WHAT THE TASK REQUIRES. Copy the data exactly; pictures stay out of the copy.
***
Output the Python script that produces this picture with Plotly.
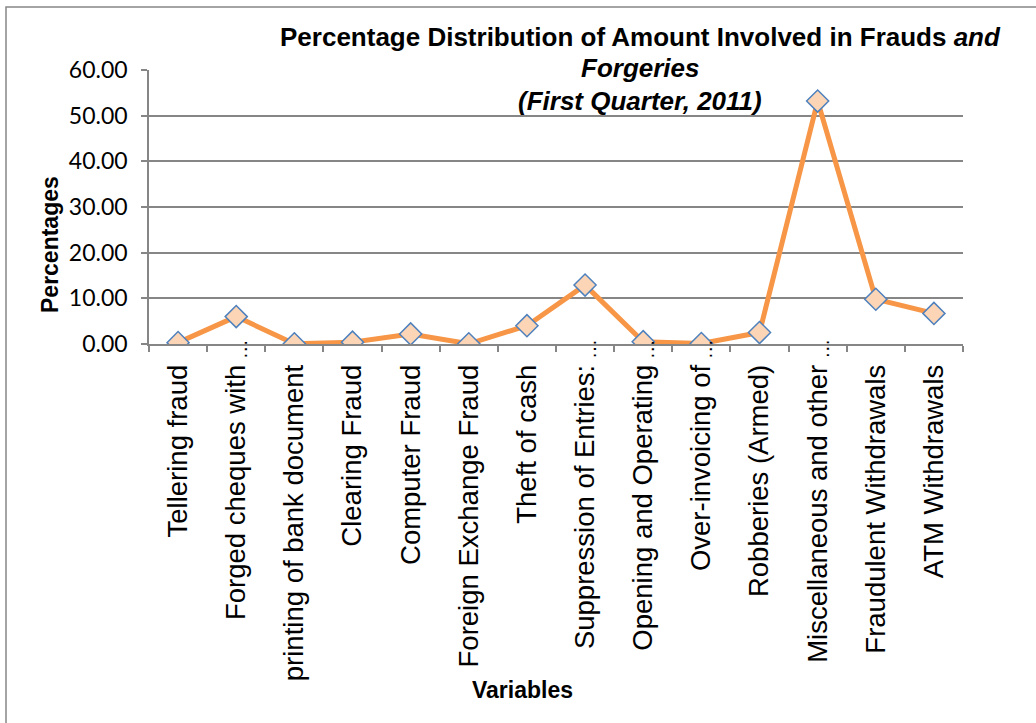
import plotly.graph_objects as go

categories = [
    "Tellering fraud",
    "Forged cheques with…",
    "printing of bank document",
    "Clearing Fraud",
    "Computer Fraud",
    "Foreign Exchange Fraud",
    "Theft of cash",
    "Suppression of Entries:…",
    "Opening and Operating…",
    "Over-invoicing of…",
    "Robberies (Armed)",
    "Miscellaneous and other…",
    "Fraudulent Withdrawals",
    "ATM Withdrawals",
]
percentages = [0.3, 6.0, 0.05, 0.4, 2.2, 0.05, 4.0, 12.9, 0.5, 0.1, 2.5, 53.2, 9.8, 6.7]
y_ticks = [0, 10, 20, 30, 40, 50, 60]

W, H = 1036, 723
L, R, T, B = 149, 963, 70, 344
pw, ph = R - L, B - T

def px(x):
    return (x - L) / pw

def py(y):
    return (B - y) / ph

GRAY = "#868686"

# the chart shows the ellipsis of truncated labels next to the axis line
tick_text = [c.rstrip("…") for c in categories]

fig = go.Figure()
fig.add_trace(go.Scatter(
    x=categories, y=percentages, mode="lines+markers",
    line=dict(color="#F79646", width=5),
    marker=dict(symbol="diamond", size=17, color="#FBD5B5",
                line=dict(color="#4F81BD", width=1.5)),
    showlegend=False,
))

fig.update_layout(
    width=W, height=H,
    margin=dict(l=L, r=W - R, t=T, b=H - B, pad=0),
    paper_bgcolor="white", plot_bgcolor="white",
    xaxis=dict(
        type="category", tickangle=-90, showgrid=False,
        range=[-0.5, len(categories) - 0.5],
        tickmode="array", tickvals=categories, ticktext=tick_text,
        showline=True, linecolor=GRAY, linewidth=1.5,
        ticks="outside", tickson="boundaries", ticklen=6, tickcolor=GRAY, tickwidth=1.5,
        tickfont=dict(family="Liberation Sans", size=27.5, color="black"),
        ticklabelstandoff=8,
    ),
    yaxis=dict(
        range=[0, 60], tickvals=y_ticks, ticktext=[f"{v:.2f}" for v in y_ticks],
        showgrid=True, gridcolor=GRAY, gridwidth=1.5,
        showline=True, linecolor=GRAY, linewidth=1.5,
        ticks="outside", ticklen=6, tickcolor=GRAY, tickwidth=1.5,
        tickfont=dict(family="Lato", size=23, color="black"),
        ticklabelstandoff=9, zeroline=False,
    ),
)

for c in categories:
    if c.endswith("…"):
        fig.add_annotation(text="…", x=c, xref="x", yref="paper", y=py(349),
                           showarrow=False, textangle=-90,
                           font=dict(family="Liberation Sans", size=20, color="black"),
                           xanchor="center", yanchor="middle", xshift=4)

title_font = dict(family="Liberation Sans Narrow, Arial Narrow, Liberation Sans", size=26, color="black")
axis_title_font = dict(family="Liberation Sans Narrow, Arial Narrow, Liberation Sans", size=23, color="black")
fig.add_annotation(text="<b>Percentage Distribution of Amount Involved in Frauds <i>and</i></b>",
                   xref="paper", yref="paper", x=px(640), y=py(37), showarrow=False,
                   font=title_font, xanchor="center", yanchor="middle")
fig.add_annotation(text="<b><i>Forgeries</i></b>",
                   xref="paper", yref="paper", x=px(640), y=py(68), showarrow=False,
                   font=title_font, xanchor="center", yanchor="middle")
fig.add_annotation(text="<b><i>(First Quarter, 2011)</i></b>",
                   xref="paper", yref="paper", x=px(640), y=py(101), showarrow=False,
                   font=title_font, xanchor="center", yanchor="middle")

fig.add_annotation(text="<b>Variables</b>", xref="paper", yref="paper",
                   x=px(522), y=py(690), showarrow=False, font=axis_title_font,
                   xanchor="center", yanchor="middle")
fig.add_annotation(text="<b>Percentages</b>", xref="paper", yref="paper",
                   x=px(50), y=py(245), showarrow=False, font=axis_title_font, textangle=-90,
                   xanchor="center", yanchor="middle")

fig.add_shape(type="rect", xref="paper", yref="paper",
              x0=px(6), x1=px(1045), y0=py(735), y1=py(7),
              line=dict(color=GRAY, width=1.5), fillcolor="rgba(0,0,0,0)", layer="below")

fig.write_html("out.html", config={"displayModeBar": False},
               post_script="document.body.style.margin='0';")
***
FULL RESPONSE.
Output the Python script that produces this picture with Plotly.
import plotly.graph_objects as go

categories = [
    "Tellering fraud",
    "Forged cheques with…",
    "printing of bank document",
    "Clearing Fraud",
    "Computer Fraud",
    "Foreign Exchange Fraud",
    "Theft of cash",
    "Suppression of Entries:…",
    "Opening and Operating…",
    "Over-invoicing of…",
    "Robberies (Armed)",
    "Miscellaneous and other…",
    "Fraudulent Withdrawals",
    "ATM Withdrawals",
]
percentages = [0.3, 6.0, 0.05, 0.4, 2.2, 0.05, 4.0, 12.9, 0.5, 0.1, 2.5, 53.2, 9.8, 6.7]
y_ticks = [0, 10, 20, 30, 40, 50, 60]

W, H = 1036, 723
L, R, T, B = 149, 963, 70, 344
pw, ph = R - L, B - T

def px(x):
    return (x - L) / pw

def py(y):
    return (B - y) / ph

GRAY = "#868686"

# the chart shows the ellipsis of truncated labels next to the axis line
tick_text = [c.rstrip("…") for c in categories]

fig = go.Figure()
fig.add_trace(go.Scatter(
    x=categories, y=percentages, mode="lines+markers",
    line=dict(color="#F79646", width=5),
    marker=dict(symbol="diamond", size=17, color="#FBD5B5",
                line=dict(color="#4F81BD", width=1.5)),
    showlegend=False,
))

fig.update_layout(
    width=W, height=H,
    margin=dict(l=L, r=W - R, t=T, b=H - B, pad=0),
    paper_bgcolor="white", plot_bgcolor="white",
    xaxis=dict(
        type="category", tickangle=-90, showgrid=False,
        range=[-0.5, len(categories) - 0.5],
        tickmode="array", tickvals=categories, ticktext=tick_text,
        showline=True, linecolor=GRAY, linewidth=1.5,
        ticks="outside", tickson="boundaries", ticklen=6, tickcolor=GRAY, tickwidth=1.5,
        tickfont=dict(family="Liberation Sans", size=27.5, color="black"),
        ticklabelstandoff=8,
    ),
    yaxis=dict(
        range=[0, 60], tickvals=y_ticks, ticktext=[f"{v:.2f}" for v in y_ticks],
        showgrid=True, gridcolor=GRAY, gridwidth=1.5,
        showline=True, linecolor=GRAY, linewidth=1.5,
        ticks="outside", ticklen=6, tickcolor=GRAY, tickwidth=1.5,
        tickfont=dict(family="Lato", size=23, color="black"),
        ticklabelstandoff=9, zeroline=False,
    ),
)

for c in categories:
    if c.endswith("…"):
        fig.add_annotation(text="…", x=c, xref="x", yref="paper", y=py(349),
                           showarrow=False, textangle=-90,
                           font=dict(family="Liberation Sans", size=20, color="black"),
                           xanchor="center", yanchor="middle", xshift=4)

title_font = dict(family="Liberation Sans Narrow, Arial Narrow, Liberation Sans", size=26, color="black")
axis_title_font = dict(family="Liberation Sans Narrow, Arial Narrow, Liberation Sans", size=23, color="black")
fig.add_annotation(text="<b>Percentage Distribution of Amount Involved in Frauds <i>and</i></b>",
                   xref="paper", yref="paper", x=px(640), y=py(37), showarrow=False,
                   font=title_font, xanchor="center", yanchor="middle")
fig.add_annotation(text="<b><i>Forgeries</i></b>",
                   xref="paper", yref="paper", x=px(640), y=py(68), showarrow=False,
                   font=title_font, xanchor="center", yanchor="middle")
fig.add_annotation(text="<b><i>(First Quarter, 2011)</i></b>",
                   xref="paper", yref="paper", x=px(640), y=py(101), showarrow=False,
                   font=title_font, xanchor="center", yanchor="middle")

fig.add_annotation(text="<b>Variables</b>", xref="paper", yref="paper",
                   x=px(522), y=py(690), showarrow=False, font=axis_title_font,
                   xanchor="center", yanchor="middle")
fig.add_annotation(text="<b>Percentages</b>", xref="paper", yref="paper",
                   x=px(50), y=py(245), showarrow=False, font=axis_title_font, textangle=-90,
                   xanchor="center", yanchor="middle")

fig.add_shape(type="rect", xref="paper", yref="paper",
              x0=px(6), x1=px(1045), y0=py(735), y1=py(7),
              line=dict(color=GRAY, width=1.5), fillcolor="rgba(0,0,0,0)", layer="below")

fig.write_html("out.html", config={"displayModeBar": False},
               post_script="document.body.style.margin='0';")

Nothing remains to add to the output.